RF5 / danbooru-pretrained

Pretrained pytorch models for the Danbooru2018 dataset
Other
173 stars 16 forks source link

Training Issues #1

Closed Dakini closed 4 years ago

Dakini commented 5 years ago

Hi,

I am currently trying to train a model using Danbooru, and your 6000_tags csv file. However, I am getting some random Run Time errors. DataLoader worker (pid 17154) is killed by signal: Segmentation fault.

Have you had these issues before?

RF5 commented 4 years ago

Hi, sorry for the late reply.

Yes, I did have this error one or two times, and they mainly arose from the size of the labels causing problems. The 6000_tag_labels.csv is over 1GB, so if one doesn't be a bit careful about how they load it into their training code it can cause problems. For example, if you are using the same fastai method that I used for training, you will likely require quite a lot of RAM (>20GB) to load the data in.

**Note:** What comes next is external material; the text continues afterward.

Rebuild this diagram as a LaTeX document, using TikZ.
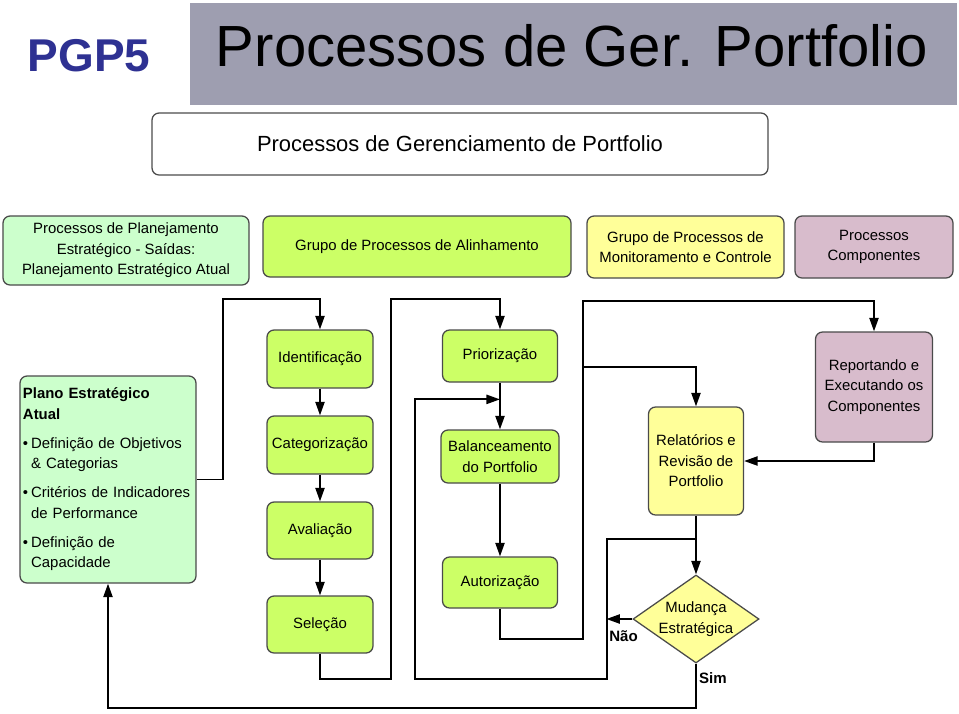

This is because (after many crashes on my side during training) I realized internally fastai attempts to add all the labels into a python set datatype (to find all the unique labels), and doing this for a 1.1GB csv file with 6000 unique tags is super memory intensive it seems. Luckily once it does this initial loading, the RAM usage drops quite a bit. So I found that my RAM usage spiked really high when first loading it into fastai, and then became lower and stable during training.

In short: watch your RAM usage (not GPU memory) as you load the csv into your training program, since if you run out that might be what is causing random segfault errors. In which case my suggestion is to obtain more RAM. However, it could be something very different -- the RAM issue is just what caused my segfault errors.